The general budget is financed primarily by own resources, which are made available by the member states. The terms for financing the EU budget are set out in the Own Resources Decision, which stipulates which categories of own resources are to be introduced or abolished. The Own Resources Decision must be adopted unanimously by the Council following consultation with the European Parliament. After that, all member states must ratify the Own Resources Decision (in other words, they must approve it in accordance with their respective constitutional requirements). Ratification in Germany requires the adoption of a legislative act with the consent of the Bundesrat.

These are the main categories of own resources:

These are customs duties that member states levy on goods imported from outside the EU, along with sugar levies.

VAT-based own resources are contributions from the member states’ national budgets. These contributions are calculated on the basis of the harmonised VAT base of each member state.

Based on the conclusions adopted by the European Council during its special meeting on 17–21 July 2020, the EU plans to introduce a new category of own resources starting on 1 January 2021. These new own resources will take the form of a contribution calculated on the basis of the weight of non-recycled plastic packaging waste in each member state. Like VAT-based own resources, this “plastics contribution” will be paid out of member states’ national budgets.

GNI-based own resources remain by far the most important source of financing for the EU budget. These are based on a fixed percentage that is applied to the GNI of each member state. GNI-based own resources are used to finance the part of the EU’s expenditure that is not covered by the first two types of own resources.

In order to finance the Next Generation EU recovery plan, the member states agreed at the European Council in July that the European Commission will be granted temporary rights to borrow funds on the capital markets. This borrowing will take the form of a one-time, exceptional bond issue. This bond issue will be time-limited, with a clearly defined volume and a binding repayment plan (liabilities are to be paid back by 2058).


European public goods
European public goods

Goods that are made available to the public at the EU level and that create added value equally for all Europeans are referred to as “European public goods”. EU finances must place a central focus on these public goods, which include key priorities such as climate action, digital transformation, research and innovation.

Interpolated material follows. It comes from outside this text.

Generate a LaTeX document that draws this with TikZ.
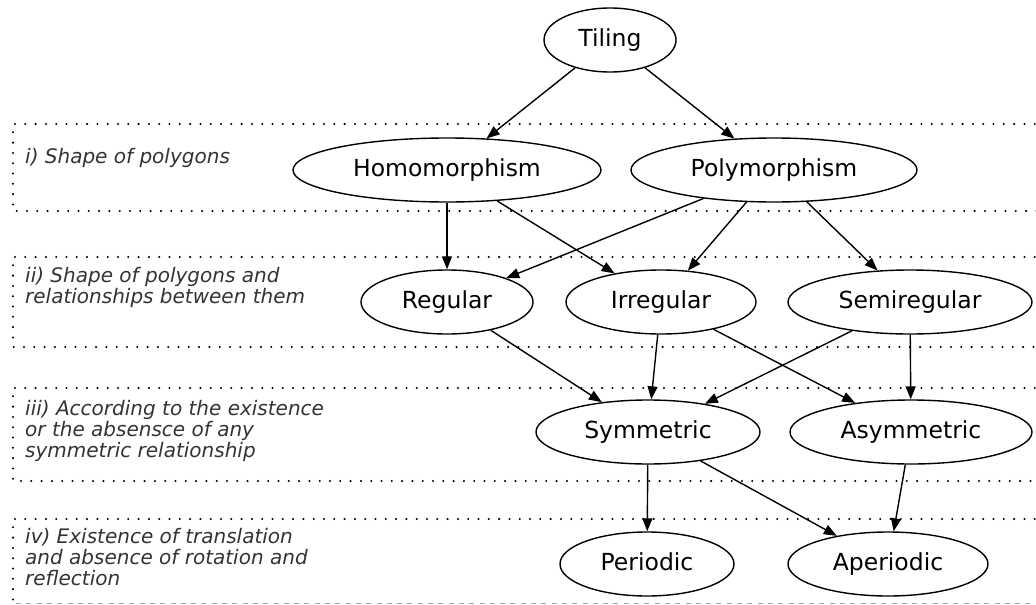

Creating European added value

EU member states face a number of international challenges that they can no longer effectively solve by acting on their own. These challenges include climate change, global trade relations, the taxation of multinational corporations, financial market stability and migration.

This situation raises a crucial question: How can competencies at the national and European level be redistributed in specific policy areas in a way that (a) optimises the use of financial resources and (b) creates greater European added value? A reorganisation of how tasks are distributed at the European level – with a clear focus on European public goods – can strengthen the EU and enhance its ability to master international challenges by taking a more concerted approach.

For this reason, it is essential to strengthen the EU’s ability to meet the demands of the future. EU finances must place a central focus on the advancement of joint tasks and objectives such as climate action, digital transformation, innovation and research.